With the average divorce in the US coming in at almost 20k, mediation can a much much cheaper alternative.
Mediation is often a more cost-effective approach, especially when both parties are committed to reaching a swift and economical resolution. It should be recognized that mediation isn’t always “one and done”. Couples often attend multiple sessions to iron out the finer details once the main issues are resolved.
Time Efficiency & Privacy
The backlog of court cases means that traditional divorce proceedings can take months, or even years, to conclude. Mediation usually involves fewer sessions and can often resolve issues in a matter of weeks.
Additionally, mediation is a private process that occurs outside the courtroom. This informal setting can lead to more candid discussions, while allowing couples to maintain their privacy regarding sensitive personal matters. Mediation is confidential. Anything discussed in mediation is private and kept between the parties. Only once the parties have come to an agreement and that agreement is reduced to writing does the information become public.
Finding the Right Mediator for Your Divorce
Choosing the right mediator is a critical step in the divorce mediation process. Here’s how to find a mediator who suits your needs and preferences.
Qualifications and Experience
Look for mediators with relevant training and experience in family law. A credible mediator should be trained in the mediation process, hold relevant experience in family law and NEVER EVER trust a mediator who claims high settlement rates. Mediation is client focused, client led and should never be beholden to resolution percentages. You want a mediator who is fair and impartial — not someone who is trying to boost their success rate for clout.
Compatibility
Every mediator has a unique style or focus area. It’s essential to find someone whose approach aligns with your expectations and comfort level. This may involve meeting with several mediators before making a decision. It is also wise to research the different types of mediation available from that mediator. The two most common, that I have experienced are: Shuttle mediation and Facilitative mediation.
Shuttle Mediation, while the norm in Spokane, WA, is not the standard in most other jurisdictions. Shuttle Mediation is when the parties are in separate rooms and the mediator shuttles back and forth, relaying the information from both sides. This can be a useful method if/when there is a history of domestic violence or other power dynamics, however, it is not generally as helpful in pushing the parties toward a resolution that they want.
DISCLAIMER: In most jurisdictions cases that include DV are excluded from the mediation requirement. However, there are often times that mediation in these cases is appropriate. Speak to your attorney or DV advocate for additional information on mediating in DV cases.
Facilitative Mediation is a process where both parties and the mediator meet in the same room and negotiate in front of each other. Often, this type of mediation allows the parties to see the rational behind each others positions/demands and leads to a more inclusive process. There are ground rules in place to promote respectful communication and when done with the correct mediator, the parties can reach resolution on a variety of topics.

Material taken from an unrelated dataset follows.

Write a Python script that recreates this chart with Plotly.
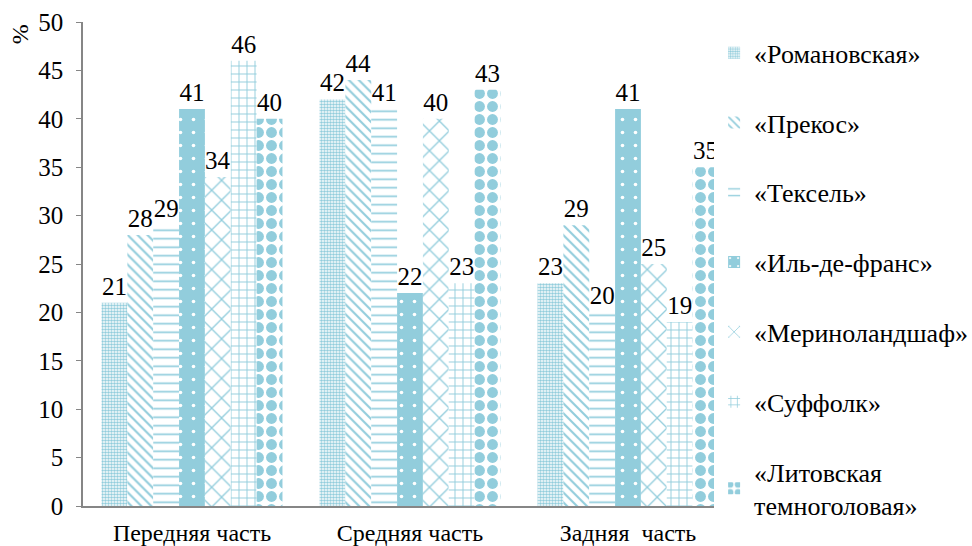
import plotly.graph_objects as go

# Body regions and breeds
categories = ["Передняя часть", "Средняя часть", "Задняя  часть"]
breeds = ["«Романовская»", "«Прекос»", "«Тексель»", "«Иль-де-франс»",
          "«Мериноландшаф»", "«Суффолк»", "«Литовская<br>темноголовая»"]

romanovskaya = [21, 42, 23]
prekos = [28, 44, 29]
teksel = [29, 41, 20]
il_de_frans = [41, 22, 41]
merinolandshaf = [34, 40, 25]
suffolk = [46, 23, 19]
litovskaya = [40, 43, 35]

series = [romanovskaya, prekos, teksel, il_de_frans, merinolandshaf, suffolk, litovskaya]

BLUE = "#92CDDC"
FONT = "Liberation Serif"

# fill pattern per breed: (shape, size, solidity, fg, bg)
patterns = [
    (".", 3, 0.55, BLUE, "white"),
    ("\\", 7, 0.3, BLUE, "white"),
    ("-", 8.5, 0.2, BLUE, "white"),
    (".", 13, 0.06, "white", BLUE),
    ("x", 14, 0.18, BLUE, "white"),
    ("+", 8, 0.22, BLUE, "white"),
    (".", 13, 0.55, BLUE, "white"),
]

fig = go.Figure()
for i, (name, vals, pat) in enumerate(zip(breeds, series, patterns)):
    shape, size, sol, fg, bg = pat
    fig.add_trace(go.Bar(
        x=categories, y=vals, name=name,
        legendgroup=f"g{i}",
        text=[str(v) for v in vals], textposition="outside",
        textfont=dict(family=FONT, size=25, color="black"),
        cliponaxis=False,
        marker=dict(color=bg, line=dict(width=0),
                    pattern=dict(shape=shape, size=size, solidity=sol,
                                 fgcolor=fg, bgcolor=bg, fgopacity=1,
                                 fillmode="overlay")),
    ))

fig.update_layout(
    width=972, height=546,
    margin=dict(l=83, r=235, t=22, b=40, autoexpand=False),
    paper_bgcolor="white", plot_bgcolor="white",
    barmode="group", bargap=0.17, bargroupgap=0,
    font=dict(family=FONT, size=24, color="black"),
    legend=dict(x=0.965, xanchor="left", y=0.985, yanchor="top",
                font=dict(family=FONT, size=26, color="black"),
                tracegroupgap=33, itemwidth=30, traceorder="grouped",
                maxheight=600),
    xaxis=dict(showline=True, linecolor="#868686", linewidth=2,
               ticks="", tickfont=dict(family=FONT, size=24, color="black"),
               ticklabelstandoff=4,
               showgrid=False, automargin=False),
    yaxis=dict(range=[0, 50], dtick=5, showline=True, linecolor="#868686",
               linewidth=1.5, ticks="outside", ticklen=5, tickcolor="#868686",
               tickfont=dict(family=FONT, size=25, color="black"),
               ticklabelstandoff=8, automargin=False,
               showgrid=False, zeroline=False),
    annotations=[dict(text="%", xref="paper", yref="paper", x=-0.096, y=0.975,
                      xanchor="center", yanchor="middle", textangle=-90,
                      showarrow=False,
                      font=dict(family=FONT, size=24, color="black"))],
)

fig.write_html("out.html")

Rebuilding the post divorce relationship
One of the most profound effects of mediation is its ability to foster post-divorce amicability. In several instances, mediation can help teach the parties to communicate through conflict in a healthy manner. This skill allows the parties to continue communicating even after the divorce is complete.
Conclusion: The New Standard for Divorcing Couples
ADR is not just an alternative to the traditional legal process—it’s a new standard in empowering couples to part with fairness, respect, and a focus on the future. Its benefits extend beyond the couple to their children, extended families, and communities. By choosing mediation, divorcing couples are not just saving time and money; they are investing in a more harmonious transition to a new life chapter.